2019/03/30
1945年、ベルリン。
ナチスドイツは連合国に降伏した。
駐留軍のカー・ラジオからは「リリー・マルレーン」という曲がかかっていた。
兵営の前、門の向かいに
街灯が立っていたね
今もあるのなら、そこで会おう
また街灯のそばで会おうよ
昔みたいに リリー・マルレーン
俺たち2人の影が、1つになってた
俺たち本当に愛しあっていた
ひと目見ればわかるほど
また会えたなら、あの頃みたいに
リリー・マルレーン
もう門限の時間がやってきた
「ラッバが鳴っているぞ、遅れたら営倉3日だ」
「わかりました、すぐ行きます」
だから俺たちお別れを言った
君と一緒にいるべきだったのか
リリー・マルレーン
もう長いあいだ見ていない
毎晩聞いていた、君の靴の音
やってくる君の姿
俺にツキがなく、もしものことがあったなら
あの街灯のそばに、誰が立つんだろう
誰が君と一緒にいるんだろう
たまの静かな時には
君の口元を思い出すんだ
夜霧が渦を巻く晩には
あの街灯の下に立っているから
昔みたいに リリー・マルレーン
兵士達は皆涙した。
しかし皮肉なことにこの曲はドイツで生まれた歌で、歌っているのもドイツ人だった。
ナチスを嫌いアメリカに亡命したドイツの女優が英語で歌っていたのだ。
その歌声の持ち主はマレーネ・デートリッヒといった。
1992年、日本。
少年は母親に連れられ、母親の実家に来ていた。
天真爛漫に遊んでいる少年だったが、彼は絶対に叔父の寝室には入りたがらない。
なぜなら叔父の寝室には白黒の巨大な女な写真があったからだ。
物心がついたばかりの少年にとって戦前の画質の荒い、それもきつい顔つきの外国人の女の写真は恐怖そのものであった。

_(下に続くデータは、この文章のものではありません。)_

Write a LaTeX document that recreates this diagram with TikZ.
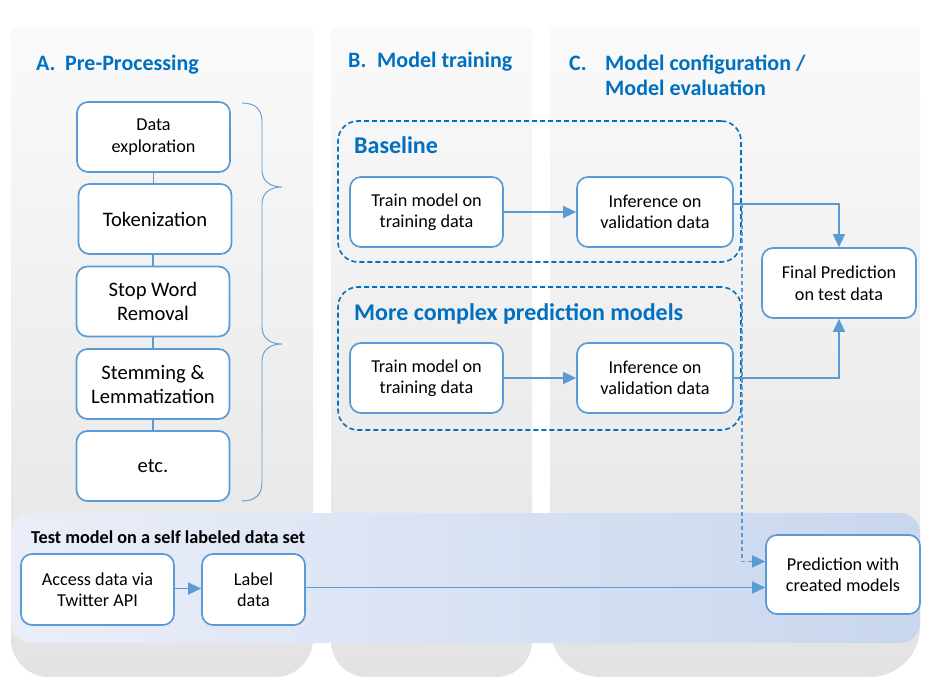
\documentclass[tikz,border=0pt]{standalone}
\usepackage{fontspec}
\setmainfont{Carlito}
\usetikzlibrary{arrows.meta}
\definecolor{boxblue}{HTML}{5B9BD5}
\definecolor{titleblue}{HTML}{0070C0}
\tikzset{
  box/.style={draw=boxblue, line width=1.7pt, rounded corners=11pt, fill=white, align=center,
    inner sep=0pt, minimum width=153pt, minimum height=70pt, font=\fontsize{18.2}{21.5}\selectfont},
  bigbox/.style={box, font=\fontsize{20.6}{24}\selectfont},
  grp/.style={draw=titleblue, line width=1.6pt, dash pattern=on 5pt off 3pt, rounded corners=20pt,
    inner sep=0pt, minimum width=403pt},
  sectitle/.style={text=titleblue, font=\bfseries\fontsize{22}{26}\selectfont, anchor=base west, inner sep=0pt},
  grptitle/.style={text=titleblue, font=\bfseries\fontsize{24}{28}\selectfont, anchor=base west, inner sep=0pt},
  arr/.style={draw=boxblue, line width=1.5pt, -{Triangle[length=13pt,width=12pt]}},
  dasharr/.style={arr, dash pattern=on 4pt off 3pt},
  link/.style={draw=boxblue, line width=1.4pt},
  bracepath/.style={draw=boxblue, line width=0.9pt},
}
\begin{document}
\begin{tikzpicture}[x=1pt, y=-1pt]
\useasboundingbox (0,0) rectangle (932,695);
\fill[white] (0,0) rectangle (932,695);
% columns
\shade[top color=white!98!black, bottom color=black!11] (11,28) -- (313,28) [rounded corners=38pt] -- (313,677) -- (11,677) [sharp corners] -- cycle;
\shade[top color=white!98!black, bottom color=black!11] (331,28) -- (532,28) [rounded corners=36pt] -- (532,677) -- (331,677) [sharp corners] -- cycle;
\shade[top color=white!98!black, bottom color=black!11] (550,28) -- (920,28) [rounded corners=50pt] -- (920,677) -- (550,677) [sharp corners] -- cycle;
% bottom band
\shade[left color={rgb,255:red,234;green,238;blue,248}, right color={rgb,255:red,200;green,214;blue,238}, rounded corners=20pt] (11,513) rectangle (920,643);

% titles
\node[sectitle] (tA) at (36,71) {A.};
\node[sectitle] (tAt) at (65,71) {Pre-Processing};
\node[sectitle] (tB) at (348,68) {B.};
\node[sectitle] (tBt) at (377,68) {Model training};
\node[sectitle] (tC) at (569,71) {C.};
\node[sectitle] (tCt) at (605,71) {Model configuration /};
\node[sectitle] (tCt2) at (605,96) {Model evaluation};

% pre-processing boxes
\node[box] (b1) at (153.5,137) {Data\\exploration};
\node[bigbox] (b2) at (155,219) {Tokenization};
\node[bigbox] (b3) at (153,301.5) {Stop Word\\Removal};
\node[bigbox] (b4) at (153,384) {Stemming \&\\Lemmatization};
\node[bigbox] (b5) at (153,466) {etc.};
\draw[link] (b1.south) -- (b1.south |- b2.north);
\draw[link] (b2.south -| b3.north) -- (b3.north);
\draw[link] (b3.south) -- (b4.north);
\draw[link] (b4.south) -- (b5.north);

% brace
\draw[bracepath] (242,103) .. controls (256,103) and (262,110) .. (262,122) -- (262,170)
  .. controls (262,181) and (270,187) .. (282,187) .. controls (270,187) and (262,193) .. (262,204)
  -- (262,327) .. controls (262,338) and (270,344) .. (282,344) .. controls (270,344) and (262,350) .. (262,361)
  -- (262,482) .. controls (262,494) and (256,501) .. (242,501);

% groups
\node[grp, minimum height=141pt] (g1) at (539.5,191.5) {};
\node[grp, minimum height=143pt] (g2) at (539.5,358.5) {};
\node[grptitle] (g1t) at (354,154) {Baseline};
\node[grptitle] (g2t) at (354,320) {More complex prediction models};

\node[box] (t1) at (426.5,212) {Train model on\\training data};
\node[box, minimum width=156pt] (i1) at (655,212) {Inference on\\validation data};
\node[box] (t2) at (426.5,378) {Train model on\\training data};
\node[box, minimum width=156pt] (i2) at (655,378) {Inference on\\validation data};
\node[box, minimum width=154pt] (fin) at (839,283) {Final Prediction\\on test data};

\draw[arr] (t1) -- (i1);
\draw[arr] (t2) -- (i2);
\coordinate (o1) at ([yshift=8pt]i1.east);
\draw[arr] (o1) -| (fin.north);
\draw[arr] (i2.east) -| (fin.south);

% bottom band content
\node[anchor=base west, inner sep=0pt, font=\bfseries\fontsize{18.2}{21}\selectfont] (bt) at (31,543) {Test model on a self labeled data set};
\node[box, minimum height=71pt] (acc) at (97.5,589.5) {Access data via\\Twitter API};
\node[box, minimum width=103pt, minimum height=71pt] (lab) at (253.5,589.5) {Label\\data};
\node[box, minimum width=154pt, minimum height=79pt] (pred) at (843,574.5) {Prediction with\\created models};

\draw[arr] ([yshift=1pt]acc.east) -- ([yshift=1pt]lab.west);
\draw[arr] ([yshift=2pt]lab.east) -- ([yshift=2pt]lab.east -| pred.west);
\coordinate (d0) at (o1 -| g1.east);
\draw[dasharr] (d0) |- ([yshift=13pt]pred.west);
\end{tikzpicture}
\end{document}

それからしばらく少年は白黒の写真を見るたびにあの女を思いだした。
翌年、再び母親の実家に来た時は写真は撤去されていた。あまりに彼が嫌がって泣いたりするからだ。
その少年は大きくなった今、こうやってスマホでエッセーを書いている。
写真の女の名前はマレーネ・デートリッヒ。
1992年は彼女が亡くなった年だった。